— Start of Data supplied —
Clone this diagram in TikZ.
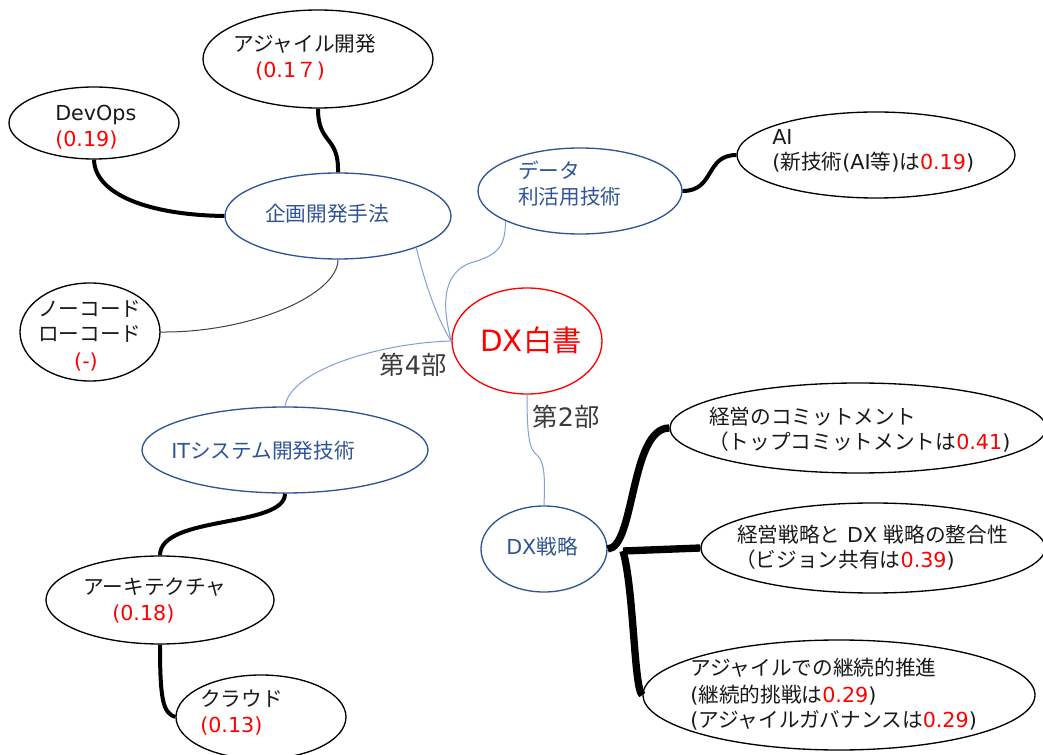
\documentclass[tikz,border=0pt]{standalone}
\usepackage{fontspec}
\setmainfont{DejaVu Sans}
\newfontfamily\jp{Noto Sans CJK JP}
\newcommand{\jt}[1]{{\jp #1}}
\usetikzlibrary{shapes.geometric}
\definecolor{nblue}{HTML}{2F5597}
\definecolor{lblue}{HTML}{7F9FD5}
\definecolor{nred}{HTML}{FF0000}
\definecolor{ink}{HTML}{1A1A1A}
\definecolor{dgray}{HTML}{404040}
\begin{document}
\begin{tikzpicture}[x=0.75pt,y=-0.75pt,
  oval/.style={ellipse, draw=black, line width=1pt, fill=white, inner sep=0pt},
  bluoval/.style={oval, draw=nblue},
  E/.style 2 args={minimum width=#1*1.5pt, minimum height=#2*1.5pt},
  txt/.style={anchor=west, inner sep=0pt, font=\fontsize{15.5}{19}\selectfont, text=ink},
  btxt/.style={txt, text=nblue},
  rtxt/.style={txt, text=nred},
  part/.style={anchor=center, inner sep=0pt, font=\fontsize{19}{22}\selectfont, text=ink!85},
  thickA/.style={line width=3pt, draw=black},
  thickB/.style={line width=5.5pt, draw=black},
  thinB/.style={line width=0.75pt, draw=lblue},
  thinG/.style={line width=0.75pt, draw=dgray},
]
\useasboundingbox (0,0) rectangle (1043,755);

% ellipses
\node[oval, E={115}{49}] (agile) at (318,59) {};
\node[oval, E={85}{36}] (devops) at (94,123) {};
\node[bluoval, E={113}{43}] (kikaku) at (338,216) {};
\node[bluoval, E={102}{43}] (data) at (580,191) {};
\node[oval, E={139}{43}] (ai) at (876,155) {};
\node[oval, draw=nred, E={75}{53}] (dx) at (527,341) {};
\node[oval, E={70}{49}] (nocode) at (90,332) {};
\node[bluoval, E={143}{43}] (it) at (285,450) {};
\node[oval, E={114}{44}] (arch) at (160,600) {};
\node[oval, E={85}{42}] (cloud) at (261,717) {};
\node[bluoval, E={63}{43}] (dxs) at (544,549) {};
\node[oval, E={188}{45}] (commit) at (858,428) {};
\node[oval, E={172}{45}] (align) at (873,548) {};
\node[oval, E={196}{55}] (agile2) at (839,695) {};

% texts
\node[txt] (t1) at (233,44) {\jt{アジャイル開発}};
\node[rtxt] (t2) at (255,71) {(0.1\jt{７})};
\node[txt] (t3) at (55,115) {DevOps};
\node[rtxt] (t4) at (55,140) {(0.19)};
\node[btxt, anchor=center] (t5) at (327,214) {\jt{企画開発手法}};
\node[btxt] (t6) at (518,170) {\jt{データ}};
\node[btxt] (t7) at (518,197) {\jt{利活用技術}};
\node[txt] (t8) at (772,137) {AI};
\node[txt] (t9) at (772,162) {(\jt{新技術}(AI\jt{等})\jt{は}\textcolor{nred}{0.19})};
\node[txt] (t10) at (38,309) {\jt{ノーコード}};
\node[txt] (t11) at (38,334) {\jt{ローコード}};
\node[rtxt, anchor=center] (t12) at (86,362) {(-)};
\node[btxt, anchor=center] (t13) at (263,451) {IT\jt{システム開発技術}};
\node[txt] (t14) at (83,587) {\jt{アーキテクチャ}};
\node[rtxt] (t15) at (112,614) {(0.18)};
\node[txt] (t16) at (200,699) {\jt{クラウド}};
\node[rtxt] (t17) at (200,726) {(0.13)};
\node[anchor=center, inner sep=0pt, font=\fontsize{22}{26}\selectfont, text=nred] (t18) at (531,340) {DX\jt{白書}};
\node[part] (t19) at (413,365) {\jt{第}4\jt{部}};
\node[part] (t20) at (566,417) {\jt{第}2\jt{部}};
\node[btxt, anchor=center] (t21) at (542,547) {DX\jt{戦略}};
\node[txt] (t22) at (709,417) {\jt{経営のコミットメント}};
\node[txt] (t23) at (708,442) {\jt{（トップコミットメントは}\textcolor{nred}{0.41})};
\node[txt] (t24) at (737,535) {\jt{経営戦略と} DX \jt{戦略の整合性}};
\node[txt] (t25) at (735,560) {\jt{（ビジョン共有は}\textcolor{nred}{0.39})};
\node[txt] (t26) at (690,668) {\jt{アジャイルでの継続的推進}};
\node[txt] (t27) at (690,695) {(\jt{継続的挑戦は}\textcolor{nred}{0.29})};
\node[txt] (t28) at (690,720) {(\jt{アジャイルガバナンスは}\textcolor{nred}{0.29})};

% thin connectors
\draw[thinB] (dx.west) .. controls (440,325) and (425,285) .. (kikaku.-22);
\draw[thinB] (dx.west) .. controls (443,310) and (440,275) .. (470,263) .. controls (500,255) and (505,245) .. (data.202);
\draw[thinB] (dx.west) .. controls (380,343) and (290,370) .. (it.north);
\draw[thinG] (kikaku.south) .. controls (338,295) and (250,333) .. (nocode.east);
\draw[thinB] (dx.south) .. controls (527,440) and (530,450) .. (537,455) .. controls (545,462) and (545,480) .. (dxs.north);

% thick connectors
\draw[thickA] (kikaku.west) .. controls (150,215) and (95,195) .. (devops.south);
\draw[thickA] (kikaku.north) .. controls (339,135) and (318,145) .. (agile.south);
\draw[thickA] (data.east) .. controls (715,191) and (705,155) .. (ai.west);
\draw[thickA] (it.south) .. controls (285,528) and (160,515) .. (arch.north);
\draw[thickA] (arch.south) .. controls (160,700) and (163,713) .. (cloud.west);

\coordinate (br) at (623,551);
\draw[thickB] (dxs.east) .. controls (635,548) and (630,428) .. (commit.west);
\draw[thickB] (br) -- (align.west);
\draw[thickB] (br) .. controls (634,590) and (634,690) .. (agile2.west);
\end{tikzpicture}
\end{document}
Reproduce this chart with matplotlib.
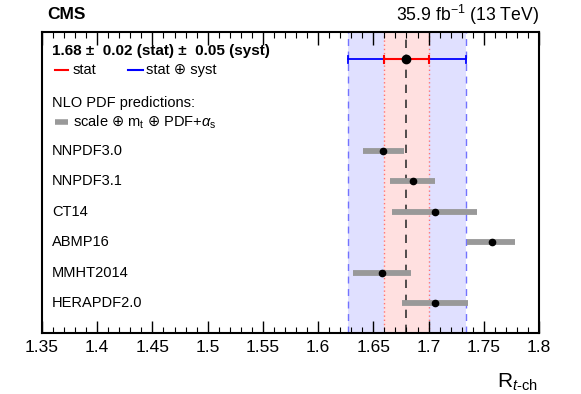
— End of Data supplied —
## To be done:
Repeat the listing verbatim. Skip the pictures.

## Exercise result:
Clone this diagram in TikZ.
\documentclass[tikz,border=0pt]{standalone}
\usepackage{fontspec}
\setmainfont{DejaVu Sans}
\newfontfamily\jp{Noto Sans CJK JP}
\newcommand{\jt}[1]{{\jp #1}}
\usetikzlibrary{shapes.geometric}
\definecolor{nblue}{HTML}{2F5597}
\definecolor{lblue}{HTML}{7F9FD5}
\definecolor{nred}{HTML}{FF0000}
\definecolor{ink}{HTML}{1A1A1A}
\definecolor{dgray}{HTML}{404040}
\begin{document}
\begin{tikzpicture}[x=0.75pt,y=-0.75pt,
  oval/.style={ellipse, draw=black, line width=1pt, fill=white, inner sep=0pt},
  bluoval/.style={oval, draw=nblue},
  E/.style 2 args={minimum width=#1*1.5pt, minimum height=#2*1.5pt},
  txt/.style={anchor=west, inner sep=0pt, font=\fontsize{15.5}{19}\selectfont, text=ink},
  btxt/.style={txt, text=nblue},
  rtxt/.style={txt, text=nred},
  part/.style={anchor=center, inner sep=0pt, font=\fontsize{19}{22}\selectfont, text=ink!85},
  thickA/.style={line width=3pt, draw=black},
  thickB/.style={line width=5.5pt, draw=black},
  thinB/.style={line width=0.75pt, draw=lblue},
  thinG/.style={line width=0.75pt, draw=dgray},
]
\useasboundingbox (0,0) rectangle (1043,755);

% ellipses
\node[oval, E={115}{49}] (agile) at (318,59) {};
\node[oval, E={85}{36}] (devops) at (94,123) {};
\node[bluoval, E={113}{43}] (kikaku) at (338,216) {};
\node[bluoval, E={102}{43}] (data) at (580,191) {};
\node[oval, E={139}{43}] (ai) at (876,155) {};
\node[oval, draw=nred, E={75}{53}] (dx) at (527,341) {};
\node[oval, E={70}{49}] (nocode) at (90,332) {};
\node[bluoval, E={143}{43}] (it) at (285,450) {};
\node[oval, E={114}{44}] (arch) at (160,600) {};
\node[oval, E={85}{42}] (cloud) at (261,717) {};
\node[bluoval, E={63}{43}] (dxs) at (544,549) {};
\node[oval, E={188}{45}] (commit) at (858,428) {};
\node[oval, E={172}{45}] (align) at (873,548) {};
\node[oval, E={196}{55}] (agile2) at (839,695) {};

% texts
\node[txt] (t1) at (233,44) {\jt{アジャイル開発}};
\node[rtxt] (t2) at (255,71) {(0.1\jt{７})};
\node[txt] (t3) at (55,115) {DevOps};
\node[rtxt] (t4) at (55,140) {(0.19)};
\node[btxt, anchor=center] (t5) at (327,214) {\jt{企画開発手法}};
\node[btxt] (t6) at (518,170) {\jt{データ}};
\node[btxt] (t7) at (518,197) {\jt{利活用技術}};
\node[txt] (t8) at (772,137) {AI};
\node[txt] (t9) at (772,162) {(\jt{新技術}(AI\jt{等})\jt{は}\textcolor{nred}{0.19})};
\node[txt] (t10) at (38,309) {\jt{ノーコード}};
\node[txt] (t11) at (38,334) {\jt{ローコード}};
\node[rtxt, anchor=center] (t12) at (86,362) {(-)};
\node[btxt, anchor=center] (t13) at (263,451) {IT\jt{システム開発技術}};
\node[txt] (t14) at (83,587) {\jt{アーキテクチャ}};
\node[rtxt] (t15) at (112,614) {(0.18)};
\node[txt] (t16) at (200,699) {\jt{クラウド}};
\node[rtxt] (t17) at (200,726) {(0.13)};
\node[anchor=center, inner sep=0pt, font=\fontsize{22}{26}\selectfont, text=nred] (t18) at (531,340) {DX\jt{白書}};
\node[part] (t19) at (413,365) {\jt{第}4\jt{部}};
\node[part] (t20) at (566,417) {\jt{第}2\jt{部}};
\node[btxt, anchor=center] (t21) at (542,547) {DX\jt{戦略}};
\node[txt] (t22) at (709,417) {\jt{経営のコミットメント}};
\node[txt] (t23) at (708,442) {\jt{（トップコミットメントは}\textcolor{nred}{0.41})};
\node[txt] (t24) at (737,535) {\jt{経営戦略と} DX \jt{戦略の整合性}};
\node[txt] (t25) at (735,560) {\jt{（ビジョン共有は}\textcolor{nred}{0.39})};
\node[txt] (t26) at (690,668) {\jt{アジャイルでの継続的推進}};
\node[txt] (t27) at (690,695) {(\jt{継続的挑戦は}\textcolor{nred}{0.29})};
\node[txt] (t28) at (690,720) {(\jt{アジャイルガバナンスは}\textcolor{nred}{0.29})};

% thin connectors
\draw[thinB] (dx.west) .. controls (440,325) and (425,285) .. (kikaku.-22);
\draw[thinB] (dx.west) .. controls (443,310) and (440,275) .. (470,263) .. controls (500,255) and (505,245) .. (data.202);
\draw[thinB] (dx.west) .. controls (380,343) and (290,370) .. (it.north);
\draw[thinG] (kikaku.south) .. controls (338,295) and (250,333) .. (nocode.east);
\draw[thinB] (dx.south) .. controls (527,440) and (530,450) .. (537,455) .. controls (545,462) and (545,480) .. (dxs.north);

% thick connectors
\draw[thickA] (kikaku.west) .. controls (150,215) and (95,195) .. (devops.south);
\draw[thickA] (kikaku.north) .. controls (339,135) and (318,145) .. (agile.south);
\draw[thickA] (data.east) .. controls (715,191) and (705,155) .. (ai.west);
\draw[thickA] (it.south) .. controls (285,528) and (160,515) .. (arch.north);
\draw[thickA] (arch.south) .. controls (160,700) and (163,713) .. (cloud.west);

\coordinate (br) at (623,551);
\draw[thickB] (dxs.east) .. controls (635,548) and (630,428) .. (commit.west);
\draw[thickB] (br) -- (align.west);
\draw[thickB] (br) .. controls (634,590) and (634,690) .. (agile2.west);
\end{tikzpicture}
\end{document}
Reproduce this chart with matplotlib.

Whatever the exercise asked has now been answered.